*Required work:* In this exercise, print only the lines of the records below from the one with "Reproduce this chart" through the one with "import Chart from", inclusive. Pictures are not part of the copy.

Figure scripts
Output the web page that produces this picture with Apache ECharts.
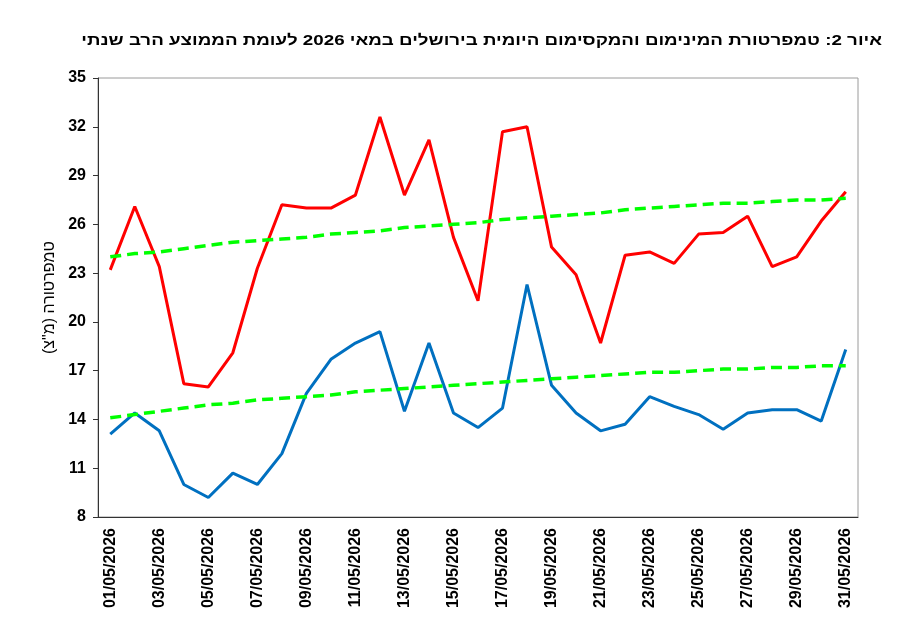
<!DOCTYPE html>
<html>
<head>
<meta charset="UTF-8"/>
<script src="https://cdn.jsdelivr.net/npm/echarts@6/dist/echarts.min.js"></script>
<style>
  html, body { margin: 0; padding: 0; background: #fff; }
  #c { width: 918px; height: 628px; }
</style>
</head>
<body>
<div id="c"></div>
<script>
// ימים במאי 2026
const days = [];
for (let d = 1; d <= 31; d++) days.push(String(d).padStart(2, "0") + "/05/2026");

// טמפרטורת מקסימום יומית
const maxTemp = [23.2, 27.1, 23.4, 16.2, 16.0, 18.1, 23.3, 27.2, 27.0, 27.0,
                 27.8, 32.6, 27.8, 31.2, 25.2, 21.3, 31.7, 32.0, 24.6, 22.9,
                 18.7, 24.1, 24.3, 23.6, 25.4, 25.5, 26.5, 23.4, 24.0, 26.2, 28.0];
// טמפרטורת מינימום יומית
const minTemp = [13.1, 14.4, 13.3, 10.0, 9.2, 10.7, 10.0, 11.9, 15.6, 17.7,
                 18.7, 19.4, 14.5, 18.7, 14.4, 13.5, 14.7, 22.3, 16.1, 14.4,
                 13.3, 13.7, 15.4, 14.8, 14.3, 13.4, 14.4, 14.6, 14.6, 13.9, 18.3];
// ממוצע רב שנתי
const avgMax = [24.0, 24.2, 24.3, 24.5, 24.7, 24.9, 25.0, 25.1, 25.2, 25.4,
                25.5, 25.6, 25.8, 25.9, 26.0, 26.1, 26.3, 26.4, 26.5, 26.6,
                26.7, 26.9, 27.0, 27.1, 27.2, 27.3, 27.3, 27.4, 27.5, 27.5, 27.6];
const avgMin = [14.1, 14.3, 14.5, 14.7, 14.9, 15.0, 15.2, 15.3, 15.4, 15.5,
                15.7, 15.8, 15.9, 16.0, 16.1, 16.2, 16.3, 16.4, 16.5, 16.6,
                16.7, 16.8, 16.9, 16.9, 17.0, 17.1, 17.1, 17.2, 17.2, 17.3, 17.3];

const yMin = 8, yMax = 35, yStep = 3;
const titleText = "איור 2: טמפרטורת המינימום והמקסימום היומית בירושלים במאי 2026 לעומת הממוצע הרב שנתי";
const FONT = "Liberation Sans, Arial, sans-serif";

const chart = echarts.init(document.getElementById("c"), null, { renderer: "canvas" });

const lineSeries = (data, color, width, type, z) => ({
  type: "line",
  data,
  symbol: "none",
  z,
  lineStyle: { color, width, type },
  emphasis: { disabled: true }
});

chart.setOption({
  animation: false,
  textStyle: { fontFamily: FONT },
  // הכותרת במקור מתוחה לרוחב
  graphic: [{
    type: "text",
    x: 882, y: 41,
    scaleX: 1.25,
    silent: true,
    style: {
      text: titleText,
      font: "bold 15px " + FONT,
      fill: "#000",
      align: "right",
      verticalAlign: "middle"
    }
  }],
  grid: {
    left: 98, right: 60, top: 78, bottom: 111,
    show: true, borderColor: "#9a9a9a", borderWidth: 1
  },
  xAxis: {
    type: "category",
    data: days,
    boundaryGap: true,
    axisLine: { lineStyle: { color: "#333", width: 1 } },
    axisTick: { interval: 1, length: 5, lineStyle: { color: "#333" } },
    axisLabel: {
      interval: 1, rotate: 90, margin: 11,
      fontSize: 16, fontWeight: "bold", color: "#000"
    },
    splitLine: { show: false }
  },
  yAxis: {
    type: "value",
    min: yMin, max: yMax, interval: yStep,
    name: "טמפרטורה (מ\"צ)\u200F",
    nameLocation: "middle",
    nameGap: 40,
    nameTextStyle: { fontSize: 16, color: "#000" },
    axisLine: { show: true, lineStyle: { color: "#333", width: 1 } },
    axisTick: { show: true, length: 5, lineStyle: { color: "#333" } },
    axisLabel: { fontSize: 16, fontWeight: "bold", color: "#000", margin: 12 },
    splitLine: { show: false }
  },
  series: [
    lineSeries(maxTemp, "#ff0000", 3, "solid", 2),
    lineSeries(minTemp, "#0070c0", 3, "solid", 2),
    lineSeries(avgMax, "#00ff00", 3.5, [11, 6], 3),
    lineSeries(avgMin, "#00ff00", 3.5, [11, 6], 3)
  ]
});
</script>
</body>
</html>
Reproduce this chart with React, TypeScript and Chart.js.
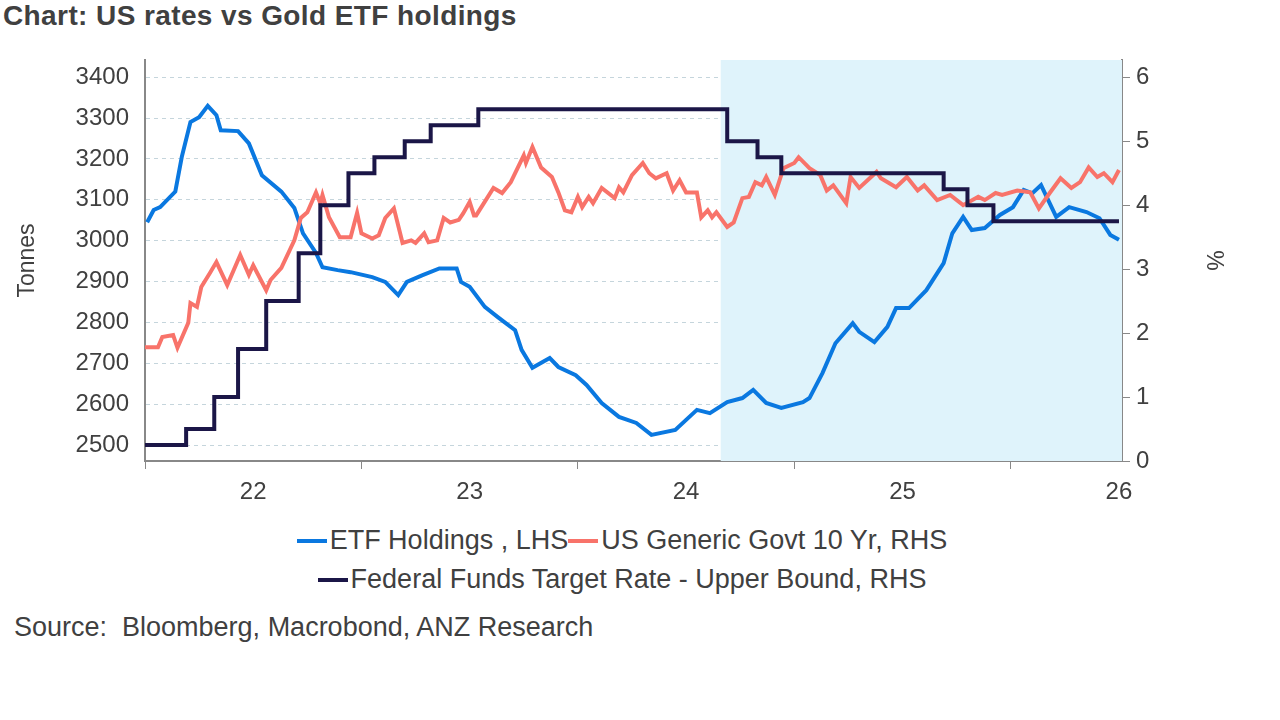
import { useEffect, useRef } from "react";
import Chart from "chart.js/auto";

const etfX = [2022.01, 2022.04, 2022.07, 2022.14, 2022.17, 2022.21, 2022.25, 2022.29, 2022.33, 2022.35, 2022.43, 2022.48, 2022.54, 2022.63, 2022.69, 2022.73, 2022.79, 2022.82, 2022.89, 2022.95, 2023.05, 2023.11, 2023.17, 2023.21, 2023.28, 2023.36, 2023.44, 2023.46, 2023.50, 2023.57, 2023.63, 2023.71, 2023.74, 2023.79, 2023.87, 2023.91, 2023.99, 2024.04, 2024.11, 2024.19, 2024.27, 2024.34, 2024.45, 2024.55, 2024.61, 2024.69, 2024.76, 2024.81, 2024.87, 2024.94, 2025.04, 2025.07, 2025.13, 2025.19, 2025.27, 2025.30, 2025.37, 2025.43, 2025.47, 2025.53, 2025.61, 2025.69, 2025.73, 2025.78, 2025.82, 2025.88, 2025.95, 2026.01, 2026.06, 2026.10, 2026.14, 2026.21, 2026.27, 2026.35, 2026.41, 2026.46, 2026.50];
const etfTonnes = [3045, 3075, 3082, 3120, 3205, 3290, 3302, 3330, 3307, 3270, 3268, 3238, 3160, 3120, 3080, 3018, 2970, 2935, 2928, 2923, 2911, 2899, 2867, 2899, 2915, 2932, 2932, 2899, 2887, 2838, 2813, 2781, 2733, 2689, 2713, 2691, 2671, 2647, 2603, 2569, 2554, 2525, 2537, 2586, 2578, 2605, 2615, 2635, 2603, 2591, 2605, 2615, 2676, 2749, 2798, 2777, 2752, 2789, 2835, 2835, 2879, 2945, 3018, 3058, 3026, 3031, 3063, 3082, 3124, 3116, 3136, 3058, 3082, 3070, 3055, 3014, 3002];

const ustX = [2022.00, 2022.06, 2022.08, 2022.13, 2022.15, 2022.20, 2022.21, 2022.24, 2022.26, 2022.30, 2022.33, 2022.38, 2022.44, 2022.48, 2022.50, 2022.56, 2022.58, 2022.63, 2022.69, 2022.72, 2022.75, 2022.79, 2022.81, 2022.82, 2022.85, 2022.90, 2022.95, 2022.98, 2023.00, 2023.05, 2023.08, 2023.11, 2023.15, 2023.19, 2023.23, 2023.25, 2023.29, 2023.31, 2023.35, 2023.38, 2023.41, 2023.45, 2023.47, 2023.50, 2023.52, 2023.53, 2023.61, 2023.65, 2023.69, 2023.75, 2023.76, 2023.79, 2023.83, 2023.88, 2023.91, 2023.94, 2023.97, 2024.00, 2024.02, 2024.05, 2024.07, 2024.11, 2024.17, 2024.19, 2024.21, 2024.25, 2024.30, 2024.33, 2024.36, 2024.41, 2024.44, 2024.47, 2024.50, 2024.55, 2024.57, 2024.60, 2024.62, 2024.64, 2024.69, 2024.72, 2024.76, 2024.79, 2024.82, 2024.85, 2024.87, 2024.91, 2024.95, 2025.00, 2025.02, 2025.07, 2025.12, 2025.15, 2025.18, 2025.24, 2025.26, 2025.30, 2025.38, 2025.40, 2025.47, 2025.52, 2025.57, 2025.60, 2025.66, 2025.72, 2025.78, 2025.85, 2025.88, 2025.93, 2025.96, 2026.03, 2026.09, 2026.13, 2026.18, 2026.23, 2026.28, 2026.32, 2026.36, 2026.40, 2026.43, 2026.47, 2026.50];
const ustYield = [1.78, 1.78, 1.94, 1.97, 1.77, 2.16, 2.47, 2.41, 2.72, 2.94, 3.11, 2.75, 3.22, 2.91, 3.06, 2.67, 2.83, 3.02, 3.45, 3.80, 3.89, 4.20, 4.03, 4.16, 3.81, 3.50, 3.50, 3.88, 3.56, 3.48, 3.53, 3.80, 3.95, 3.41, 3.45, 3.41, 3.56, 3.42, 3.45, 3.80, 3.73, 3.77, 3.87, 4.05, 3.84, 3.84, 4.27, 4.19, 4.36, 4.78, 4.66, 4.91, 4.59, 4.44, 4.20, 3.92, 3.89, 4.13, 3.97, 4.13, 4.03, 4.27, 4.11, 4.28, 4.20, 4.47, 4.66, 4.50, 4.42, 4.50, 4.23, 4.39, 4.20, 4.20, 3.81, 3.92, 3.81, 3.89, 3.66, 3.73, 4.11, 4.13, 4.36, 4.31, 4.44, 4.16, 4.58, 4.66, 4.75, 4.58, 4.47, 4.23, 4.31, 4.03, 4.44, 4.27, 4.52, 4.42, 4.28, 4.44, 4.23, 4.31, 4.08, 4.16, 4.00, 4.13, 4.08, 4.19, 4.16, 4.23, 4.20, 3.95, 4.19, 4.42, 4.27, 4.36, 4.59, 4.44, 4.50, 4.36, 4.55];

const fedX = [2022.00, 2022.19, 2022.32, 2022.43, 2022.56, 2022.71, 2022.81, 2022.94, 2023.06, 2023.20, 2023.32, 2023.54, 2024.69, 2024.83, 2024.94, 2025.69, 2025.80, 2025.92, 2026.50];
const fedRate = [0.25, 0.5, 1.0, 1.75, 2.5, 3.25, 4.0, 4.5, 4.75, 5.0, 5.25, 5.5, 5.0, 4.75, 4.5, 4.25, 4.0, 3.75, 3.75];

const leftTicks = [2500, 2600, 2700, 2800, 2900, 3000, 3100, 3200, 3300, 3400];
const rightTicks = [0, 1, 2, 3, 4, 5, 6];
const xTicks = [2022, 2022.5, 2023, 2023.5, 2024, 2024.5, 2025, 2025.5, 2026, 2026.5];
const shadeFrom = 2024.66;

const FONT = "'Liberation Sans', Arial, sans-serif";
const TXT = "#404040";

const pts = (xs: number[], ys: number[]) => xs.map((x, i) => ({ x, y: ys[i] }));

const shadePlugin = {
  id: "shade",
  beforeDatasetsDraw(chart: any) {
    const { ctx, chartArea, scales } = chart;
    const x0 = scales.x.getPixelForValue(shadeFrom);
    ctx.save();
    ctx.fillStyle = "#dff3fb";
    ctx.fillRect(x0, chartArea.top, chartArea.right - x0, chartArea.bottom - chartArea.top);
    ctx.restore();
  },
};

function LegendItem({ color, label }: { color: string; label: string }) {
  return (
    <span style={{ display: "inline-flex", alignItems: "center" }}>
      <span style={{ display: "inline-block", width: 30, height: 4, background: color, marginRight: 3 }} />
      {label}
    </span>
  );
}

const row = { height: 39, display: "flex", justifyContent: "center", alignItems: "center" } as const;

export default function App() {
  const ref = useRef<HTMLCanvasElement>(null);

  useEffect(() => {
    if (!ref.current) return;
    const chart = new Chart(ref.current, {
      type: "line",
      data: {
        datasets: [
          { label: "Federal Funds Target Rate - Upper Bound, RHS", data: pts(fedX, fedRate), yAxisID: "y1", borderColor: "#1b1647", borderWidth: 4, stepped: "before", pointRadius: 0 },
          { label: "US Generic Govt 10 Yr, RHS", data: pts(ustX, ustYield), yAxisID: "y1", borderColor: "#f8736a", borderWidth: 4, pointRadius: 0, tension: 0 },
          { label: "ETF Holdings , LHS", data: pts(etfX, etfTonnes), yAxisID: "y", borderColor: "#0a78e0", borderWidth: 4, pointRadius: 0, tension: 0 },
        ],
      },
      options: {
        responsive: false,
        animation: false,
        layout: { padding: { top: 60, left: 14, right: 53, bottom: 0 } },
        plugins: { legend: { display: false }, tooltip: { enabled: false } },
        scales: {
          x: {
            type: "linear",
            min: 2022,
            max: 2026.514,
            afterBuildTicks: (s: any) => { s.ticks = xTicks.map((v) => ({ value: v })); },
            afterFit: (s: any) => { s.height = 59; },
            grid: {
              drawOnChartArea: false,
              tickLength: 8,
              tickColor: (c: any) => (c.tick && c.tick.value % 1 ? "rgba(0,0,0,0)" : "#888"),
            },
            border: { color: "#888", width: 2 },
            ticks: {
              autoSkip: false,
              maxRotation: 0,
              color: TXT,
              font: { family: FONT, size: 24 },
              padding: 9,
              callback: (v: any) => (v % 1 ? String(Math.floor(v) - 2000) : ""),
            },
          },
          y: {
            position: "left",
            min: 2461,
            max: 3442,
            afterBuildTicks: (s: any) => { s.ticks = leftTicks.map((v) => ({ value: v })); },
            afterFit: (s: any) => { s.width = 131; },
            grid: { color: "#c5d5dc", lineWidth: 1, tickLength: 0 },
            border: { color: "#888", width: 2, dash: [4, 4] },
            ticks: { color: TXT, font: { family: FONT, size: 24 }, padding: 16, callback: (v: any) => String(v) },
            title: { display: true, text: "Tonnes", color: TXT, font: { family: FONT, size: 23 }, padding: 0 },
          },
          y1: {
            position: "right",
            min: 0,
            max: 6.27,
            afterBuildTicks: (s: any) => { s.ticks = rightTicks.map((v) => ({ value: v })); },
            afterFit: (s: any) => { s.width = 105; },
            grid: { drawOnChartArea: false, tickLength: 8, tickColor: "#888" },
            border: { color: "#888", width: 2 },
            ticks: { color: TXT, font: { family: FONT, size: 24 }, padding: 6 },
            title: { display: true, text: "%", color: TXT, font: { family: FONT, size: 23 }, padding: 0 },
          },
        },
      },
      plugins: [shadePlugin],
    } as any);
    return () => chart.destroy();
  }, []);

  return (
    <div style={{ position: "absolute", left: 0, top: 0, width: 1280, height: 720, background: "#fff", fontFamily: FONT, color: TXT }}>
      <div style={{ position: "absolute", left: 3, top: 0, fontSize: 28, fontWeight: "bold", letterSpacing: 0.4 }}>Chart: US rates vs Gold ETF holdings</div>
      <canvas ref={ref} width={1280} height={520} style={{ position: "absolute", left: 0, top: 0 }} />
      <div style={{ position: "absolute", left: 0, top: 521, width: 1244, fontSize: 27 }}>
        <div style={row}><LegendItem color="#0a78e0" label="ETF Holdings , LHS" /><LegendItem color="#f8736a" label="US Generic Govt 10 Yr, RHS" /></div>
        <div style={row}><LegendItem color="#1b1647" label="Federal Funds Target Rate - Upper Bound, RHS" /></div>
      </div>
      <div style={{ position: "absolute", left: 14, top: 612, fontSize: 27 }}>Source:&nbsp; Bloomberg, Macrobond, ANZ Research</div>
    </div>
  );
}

*Solution:*
Reproduce this chart with React, TypeScript and Chart.js.
import { useEffect, useRef } from "react";
import Chart from "chart.js/auto";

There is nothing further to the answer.